Supervisor Saladino stated, “Over the past few months, the Town Board has listened to concerns voiced by the community in regards to proposed development in Syosset and, in particular, environmental concerns regarding the former Syosset Landfill and Cerro Wire sites. The Town of Oyster Bay will settle for nothing less than independent testing that adheres to established quality control standards, and the methodologies and protocols set forth by the Environmental Protection Agency, Department of Environmental Conservation and both State and County health departments. Residents deserve to be part of the process, receive precise and verifiable test results, and any independent testing performed must also demonstrate strict compliance with all applicable regulations and industry standards. Irrespective of the extensive historic testing at these sites, the Town’s unwavering commitment to facilitating additional testing will be completed and done so with unprecedented transparency.”
New York State General Municipal Law prevents municipalities from issuing a professional services contract without some level of open, public competition. To ensure independence and operate within the law, the Town of Oyster Bay is seeking agreements with the United States Environmental Protection Agency (EPA), New York State Department of Environmental Conservation (DEC), New York State Department of Health and the Nassau County Department of Health to develop and administer a testing program. Such an agreement will allow for the payment of services to be provided through funds supplied by the developer to offset costs associated with the additional independent testing and analysis. All regulatory agencies will be requested to review and approve work plans developed for this testing program as they promulgate testing standards and sampling procedures based on professional experience of experts, available technology and public input. The very objective of the independent testing is reliability, transparency and the inherent ability to withstand verification tests and scrutiny.
“The Town is eager to accomplish the objectives requested by our residents, and we hope that elected government officials offer a similar commitment to developing this independent testing plan and ensuring all environmental and health regulatory agencies play an integral role in this intricate process.

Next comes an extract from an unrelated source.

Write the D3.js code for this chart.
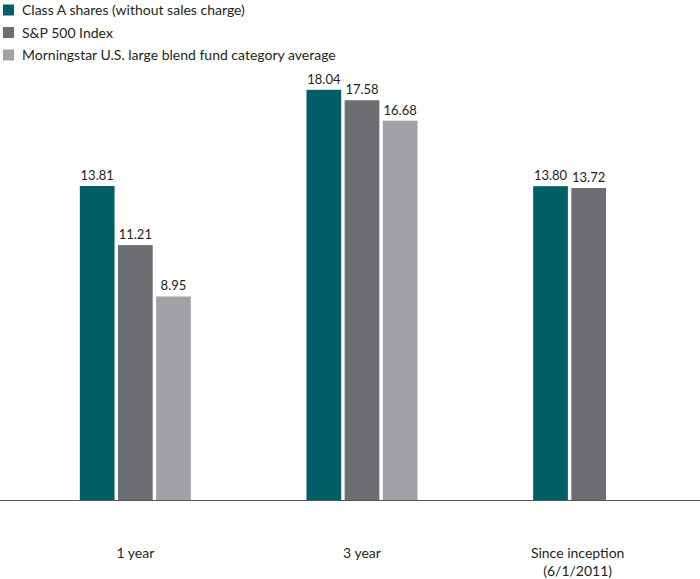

Similar partnerships between regulatory monitoring agencies have helped protect our residents for decades and this concerted effort will help ensure thorough and comprehensive testing of potential hazards,” added Saladino.
The Oyster Bay Town Board remains steadfastly committed to facilitating additional testing and analysis to further clarify existing conditions; however, the presumption that historic testing on and offsite was inadequate and/or performed without third party oversight and scrutiny is a false claim that has infiltrated the fabric of our community. Residents who are unaware of the extensive testing of environmental parameters on and offsite may take some comfort in the myriad testing and studies performed to date. Additionally, the Town has been in frequent contact with the EPA and DEC. The DEC recently notified the Town of plans to proceed – at no cost to Town taxpayers – with radiological screening at the former Syosset Landfill site. This is yet another reason why the Town recommends that the DEC take a leadership role in the proposed independent testing program development protocol, so that there is consistency, accountability, and a clear line of communication for the additional independent testing performed at the site.